[begin Data block]

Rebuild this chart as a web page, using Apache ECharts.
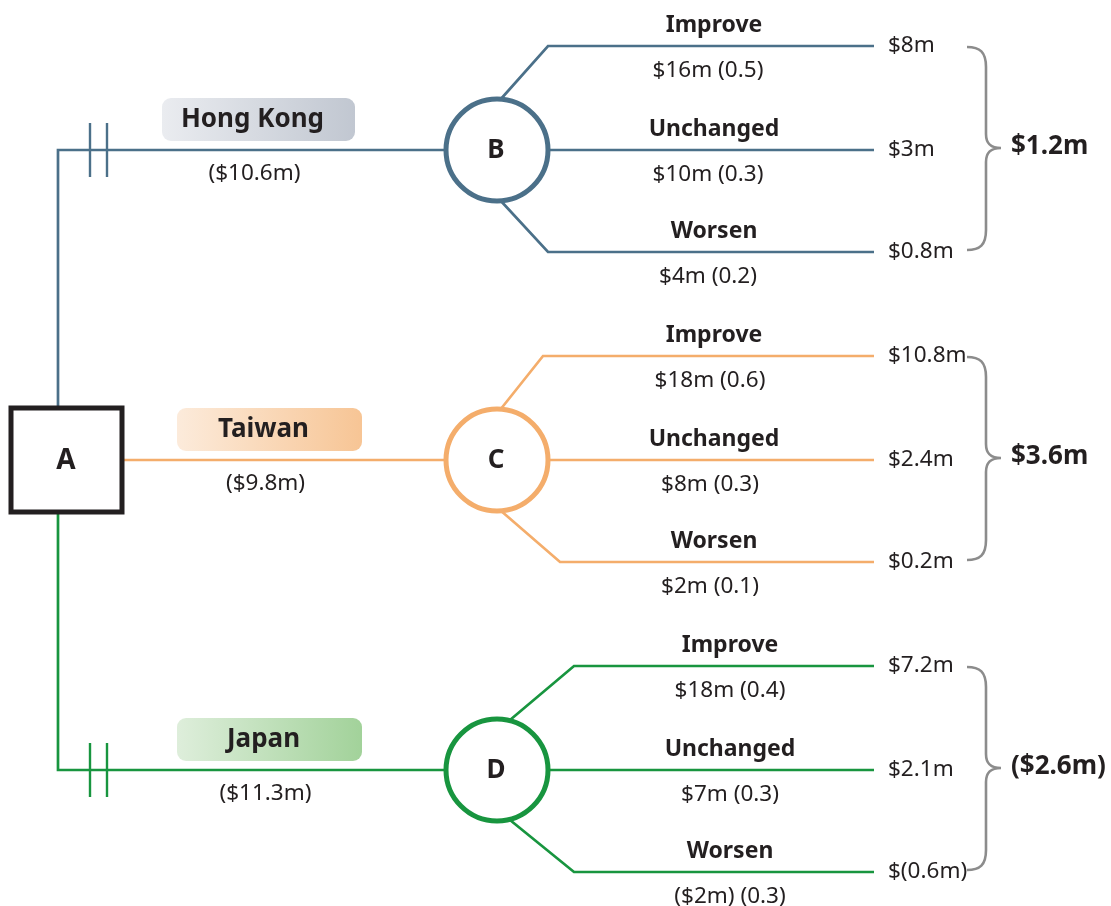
<!DOCTYPE html>
<html>
<head>
<meta charset="utf-8">
<script src="https://cdn.jsdelivr.net/npm/echarts@6.0.0/dist/echarts.min.js"></script>
<style>
  html, body { margin: 0; padding: 0; background: #fff; }
  #chart { width: 1111px; height: 906px; }
</style>
</head>
<body>
<div id="chart"></div>
<script>
// decision tree data
const regions = ['Hong Kong', 'Taiwan', 'Japan'];
const chanceNodes = ['B', 'C', 'D'];
const regionCost = [-10.6, -9.8, -11.3];
const outcomes = ['Improve', 'Unchanged', 'Worsen'];
const grossReturn = [[16, 10, 4], [18, 8, 2], [18, 7, -2]];
const probability = [[0.5, 0.3, 0.2], [0.6, 0.3, 0.1], [0.4, 0.3, 0.3]];
const weightedValue = [[8, 3, 0.8], [10.8, 2.4, 0.2], [7.2, 2.1, -0.6]];
const expectedValue = [1.2, 3.6, -2.6];
const rejected = [true, false, true];

// styles
const colors = ['#4b7089', '#f4ad6b', '#18953f'];
const boxFills = [['#eaecf0', '#c1c7d1'], ['#fcebdb', '#f7c595'], ['#deeedb', '#a2d29a']];
const textColor = '#231f20';
const braceColor = '#8c8c8c';
const FONT = '"Noto Sans", "Open Sans", sans-serif';

// layout (axis units = pixels)
const ROW_Y0 = 150, ROW_GAP = 310;
const BRANCH_DY = [-104, 0, 102];
const TRUNK_X = 58, NODE_X = 497, NODE_R = 51, LINE_END = 874;
const boxX = [[162, 355], [177, 362], [177, 362]];
const kneeX = [[548, 0, 548], [543, 0, 560], [574, 0, 574]];
const startDx = [3, 3, 13];
const nameX = [714, 714, 730];
const detailX = [708, 710, 730];

const rowY = i => ROW_Y0 + ROW_GAP * i;
const money = v => (v < 0 ? '($' + Math.abs(v) + 'm)' : '$' + v + 'm');
const moneyEnd = v => (v < 0 ? '$(' + Math.abs(v) + 'm)' : '$' + v + 'm');

function txt(p, text, size, weight, align) {
  return {
    type: 'text', x: p[0], y: p[1], silent: true,
    style: {
      text: text, fill: textColor, align: align || 'center', verticalAlign: 'middle',
      font: (weight || 'normal') + ' ' + size + 'px ' + FONT
    }
  };
}
function poly(pts, color, width) {
  return { type: 'polyline', shape: { points: pts }, style: { stroke: color, lineWidth: width, fill: null } };
}

function renderRoot(params, api) {
  const tl = api.coord([11, 408]);
  const br = api.coord([122, 512]);
  return {
    type: 'group', children: [
      { type: 'rect', shape: { x: tl[0], y: tl[1], width: br[0] - tl[0], height: br[1] - tl[1] },
        style: { fill: '#fff', stroke: textColor, lineWidth: 5 } },
      txt(api.coord([66, 461]), 'A', 28, 'bold')
    ]
  };
}

function renderRegion(params, api) {
  const i = api.value(0);
  const cy = rowY(i);
  const c = colors[i];
  const P = (x, y) => api.coord([x, y]);
  const children = [];
  if (i === 0) children.push(poly([P(TRUNK_X, 406), P(TRUNK_X, cy), P(NODE_X - NODE_R, cy)], c, 2.7));
  else if (i === 2) children.push(poly([P(TRUNK_X, 512), P(TRUNK_X, cy), P(NODE_X - NODE_R, cy)], c, 2.7));
  else children.push(poly([P(122, cy), P(NODE_X - NODE_R, cy)], c, 2.7));
  if (rejected[i]) {
    [90, 107].forEach(x => children.push(poly([P(x, cy - 27), P(x, cy + 27)], c, 2.4)));
  }
  const b0 = P(boxX[i][0], cy - 52), b1 = P(boxX[i][1], cy - 9);
  children.push({
    type: 'rect', shape: { x: b0[0], y: b0[1], width: b1[0] - b0[0], height: b1[1] - b0[1], r: 9 },
    style: { fill: new echarts.graphic.LinearGradient(0, 0, 1, 0, [
      { offset: 0, color: boxFills[i][0] }, { offset: 1, color: boxFills[i][1] }]) }
  });
  const mid = (boxX[i][0] + boxX[i][1]) / 2 - 6;
  children.push(txt(P(mid, cy - 30), regions[i], 26, 'bold'));
  children.push(txt(P(mid + 2, cy + 24), money(regionCost[i]), 22.5));
  const n = P(NODE_X, cy);
  children.push({ type: 'circle', shape: { cx: n[0], cy: n[1], r: NODE_R }, style: { fill: '#fff', stroke: c, lineWidth: 5 } });
  children.push(txt(P(NODE_X - 1, cy + 1), chanceNodes[i], 26, 'bold'));
  return { type: 'group', children: children };
}

function renderOutcome(params, api) {
  const i = api.value(0), j = api.value(1);
  const cy = rowY(i), oy = cy + BRANCH_DY[j];
  const c = colors[i];
  const P = (x, y) => api.coord([x, y]);
  const children = [];
  if (j === 1) {
    children.push(poly([P(NODE_X + NODE_R - 2, oy), P(LINE_END, oy)], c, 2.7));
  } else {
    const sy = cy + (j === 0 ? -1 : 1) * (NODE_R - 1);
    children.push(poly([P(NODE_X + startDx[i], sy), P(kneeX[i][j], oy), P(LINE_END, oy)], c, 2.7));
  }
  children.push(txt(P(nameX[i], oy - 21), outcomes[j], 23, 'bold'));
  children.push(txt(P(detailX[i], oy + 25), money(grossReturn[i][j]) + ' (' + probability[i][j].toFixed(1) + ')', 22.5));
  children.push(txt(P(888, oy), moneyEnd(weightedValue[i][j]), 22.5, 'normal', 'left'));
  return { type: 'group', children: children };
}

function renderBrace(params, api) {
  const i = api.value(0);
  const cy = rowY(i);
  const top = cy - 103, bot = cy + 100, mid = cy - 2;
  const X0 = 967, XV = 986, XP = 1001;
  const pts = [
    ['M', X0, top], ['C', 980, top, XV, top + 5, XV, top + 20],
    ['L', XV, mid - 14], ['C', XV, mid - 4, 991, mid, XP, mid],
    ['C', 991, mid, XV, mid + 4, XV, mid + 14],
    ['L', XV, bot - 20], ['C', XV, bot - 5, 980, bot, X0, bot]
  ];
  let d = '';
  pts.forEach(seg => {
    d += seg[0];
    for (let k = 1; k < seg.length; k += 2) {
      const p = api.coord([seg[k], seg[k + 1]]);
      d += ' ' + p[0].toFixed(1) + ' ' + p[1].toFixed(1);
    }
    d += ' ';
  });
  return {
    type: 'group', children: [
      { type: 'path', shape: { pathData: d }, style: { stroke: braceColor, lineWidth: 2.6, fill: null } },
      txt(api.coord([1011, cy - 3]), money(expectedValue[i]), 26, 'bold', 'left')
    ]
  };
}

const outcomeItems = [];
regions.forEach((r, i) => outcomes.forEach((o, j) => outcomeItems.push([i, j])));

const chart = echarts.init(document.getElementById('chart'));
chart.setOption({
  animation: false,
  grid: { left: 0, right: 0, top: 0, bottom: 0 },
  xAxis: { type: 'value', min: 0, max: 1111, show: false },
  yAxis: { type: 'value', min: 0, max: 906, inverse: true, show: false },
  series: [
    { type: 'custom', z: 2, silent: true, renderItem: renderOutcome, data: outcomeItems },
    { type: 'custom', z: 3, silent: true, renderItem: renderRegion, data: regions.map((r, i) => [i, 0]) },
    { type: 'custom', z: 3, silent: true, renderItem: renderBrace, data: regions.map((r, i) => [i, 0]) },
    { type: 'custom', z: 4, silent: true, renderItem: renderRoot, data: [[0, 0]] }
  ]
});
window.addEventListener('resize', chart.resize);
</script>
</body>
</html>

[end Data block]

Write out nothing but the lines from the start of the data through the line with "const rejected = [true, false, true];". Leave out the pictures.

**Response to this exercise:**
Rebuild this chart as a web page, using Apache ECharts.
<!DOCTYPE html>
<html>
<head>
<meta charset="utf-8">
<script src="https://cdn.jsdelivr.net/npm/echarts@6.0.0/dist/echarts.min.js"></script>
<style>
  html, body { margin: 0; padding: 0; background: #fff; }
  #chart { width: 1111px; height: 906px; }
</style>
</head>
<body>
<div id="chart"></div>
<script>
// decision tree data
const regions = ['Hong Kong', 'Taiwan', 'Japan'];
const chanceNodes = ['B', 'C', 'D'];
const regionCost = [-10.6, -9.8, -11.3];
const outcomes = ['Improve', 'Unchanged', 'Worsen'];
const grossReturn = [[16, 10, 4], [18, 8, 2], [18, 7, -2]];
const probability = [[0.5, 0.3, 0.2], [0.6, 0.3, 0.1], [0.4, 0.3, 0.3]];
const weightedValue = [[8, 3, 0.8], [10.8, 2.4, 0.2], [7.2, 2.1, -0.6]];
const expectedValue = [1.2, 3.6, -2.6];
const rejected = [true, false, true];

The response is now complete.